Big Tobacco eyes caffeine growth with oral strips

By Annie Harrison-Dunn

- Last updated on GMT

Not everybody looking for a caffeine boost is looking for extreme sports and sugar, says maker of new caffeine strips
Not everybody looking for a caffeine boost is looking for extreme sports and sugar, says maker of new caffeine strips

Related tags Caffeine functional beverage beverage

The launch of oral caffeine strip Reon sees cigarette-making giant Imperial Tobacco diversifying its market attentions and targeting on-the-go urban professionals.

The product – which contains 20 mg of caffeine per strip in a £2.50 (€3.35) eight-strip pack – has been launched by Imperial Tobacco’s subsidiary firm Fontem Ventures, founded in 2013.

Released initially online and in the UK’s second largest city, Manchester, Fontem Ventures said the Grapefruit & Zing, Lemon & Hot and Blackcurrant & Fresh flavoured product was a “quicker, more convenient and smarter alternative to [the] usual caffeinated soft drinks”​.

Olga Rusnak, lifestyle energy category director at Fontem Ventures and previous head of strategic foresight for Imperial Tobacco, said its research had shown there was currently an uncatered-for market of young, urban professionals who sought a daily caffeine boost but not necessarily “extreme”​ energy drinks.

A safety story

The company advises the consumption of no more than three strips a day – amounting to 60 mg of caffeine out of the pack’s total of 160 mg. The product, classified as a food supplement, carries the front-of-pack consumption warning to pregnant women and children according to the recently enforced Food Information to Consumers (FIC) regulation. 

“But this is not really a warning, it’s a notion and we act as a responsible company and we want to provide the information to consumers.”

This month the European Food Safety Authority released its long-awaited safety assessment of caffeine, which stated that up to 400 mg of caffeine a day and 200 mg in a single dose for a general adult population was safe.

The caffeine content of a single can of Red Bull is 80 mg/250 ml, while an average cup of coffee contains around 95 mg. 

Fontem Ventures innovation concept manager and former Imperial Tobacco senior trends and foresight analyst Anna Kaarow said the company had followed the developments around caffeine closely and was pleased to see EFSA had not deemed dosages below these upper limits dangerous for the general adult population.
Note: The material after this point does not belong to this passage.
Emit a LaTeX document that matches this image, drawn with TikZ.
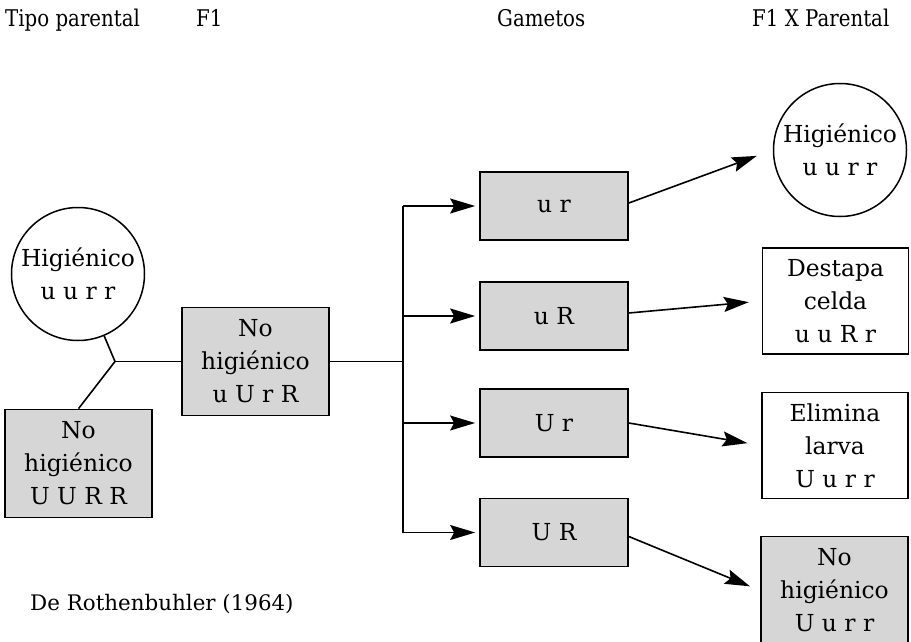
\documentclass[tikz,border=0pt]{standalone}
\usepackage{fontspec}
\setmainfont{DejaVu Serif}
\newfontfamily\headfont[FakeStretch=0.86]{DejaVu Serif}
\usetikzlibrary{arrows.meta}
\begin{document}
\begin{tikzpicture}[x=1pt,y=-1pt,
  txt/.style={font=\fontsize{23.4}{33}\selectfont, align=center, inner sep=0pt},
  gbox/.style={txt, draw, line width=1.7pt, fill=black!16, minimum width=147pt, minimum height=108pt},
  wbox/.style={txt, draw, line width=1.5pt, fill=white, minimum width=146pt, minimum height=106pt},
  gam/.style={txt, draw, line width=1.7pt, fill=black!16, minimum width=148pt, minimum height=68pt},
  circ/.style={txt, draw, circle, line width=1.5pt, minimum size=133pt},
  conn/.style={line width=1.6pt},
  arr/.style={conn, -{Stealth[length=25pt,width=15pt,inset=4pt]}},
  head/.style={font=\headfont\fontsize{23}{28}\selectfont, anchor=base west, inner sep=0pt}]
\clip (0,0) rectangle (911,642);
\fill[white] (0,0) rectangle (911,642);
% headers
\node[head] (t1) at (5,27) {Tipo parental};
\node[head] (t2) at (196,27) {F1};
\node[head] (t3) at (497,27) {Gametos};
\node[head] (t4) at (752,27) {F1 X Parental};
% parents and F1
\node[circ] (hp) at (78,274) {Higiénico\\u u r r};
\node[gbox] (np) at (78.5,463.5) {No\\higiénico\\U U R R};
\node[gbox] (f1) at (255.5,361.5) {No\\higiénico\\u U r R};
\coordinate (J) at (115,361.5);
\coordinate (B) at (403,361.5);
% gametes
\node[gam] (g1) at (554,206) {u r};
\node[gam] (g2) at (554,316) {u R};
\node[gam] (g3) at (554,423) {U r};
\node[gam] (g4) at (554,532.5) {U R};
% F1 x parental
\node[circ] (r1) at (840,150) {Higiénico\\u u r r};
\node[wbox] (r2) at (835.5,301) {Destapa\\celda\\u u R r};
\node[wbox] (r3) at (835,445.5) {Elimina\\larva\\U u r r};
\node[gbox] (r4) at (834.5,590.5) {No\\higiénico\\U u r r};
% source
\node[font=\fontsize{21.4}{28}\selectfont, anchor=base west, inner sep=0pt] (src) at (30,610) {De Rothenbuhler (1964)};
% connectors
\draw[conn] (hp) -- (J);
\draw[conn] (np.north) -- (J);
\draw[conn] (J) -- (f1.west);
\draw[conn] (f1.east) -- (B);
\draw[conn] (B |- g1) -- (B |- g4);
\foreach \g in {g1,g2,g3,g4} \draw[arr, shorten >=4pt] (B |- \g) -- (\g.west);
\draw[arr, shorten >=17pt] ([yshift=3pt]g1.east) -- (r1.west);
\draw[arr, shorten >=13pt] ([yshift=3pt]g2.east) -- (r2.west);
\draw[arr, shorten >=14pt] (g3.east) -- (r3.west);
\draw[arr, shorten >=11pt] ([yshift=-4pt]g4.east) -- (r4.west);
\end{tikzpicture}
\end{document}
“But we recognise that everybody is different so this is just a guideline.”

Targeted NPD

Rusnak and Kaarow declined to comment on why Imperial Tobacco – the world’s third biggest cigarette maker – had decided to diversify into the energy sector.

The tobacco sector has faced regulatory challenges in recent years with things like public smoking bans meaning declining numbers of people who smoke​ in at least some countries in Europe. Earlier this month the UK government said it would be pushing through plans for Australian-style plain packaging legislation, something Imperial Tobacco has opposed.

The pair did say though that this launch was just the first step in Fontem Ventures’ NPD plans, with a few other products in the pipeline but too commercially sensitive to discuss.

They said these products would be focusing on this idea of convenient energy for people rushing from meeting to meeting.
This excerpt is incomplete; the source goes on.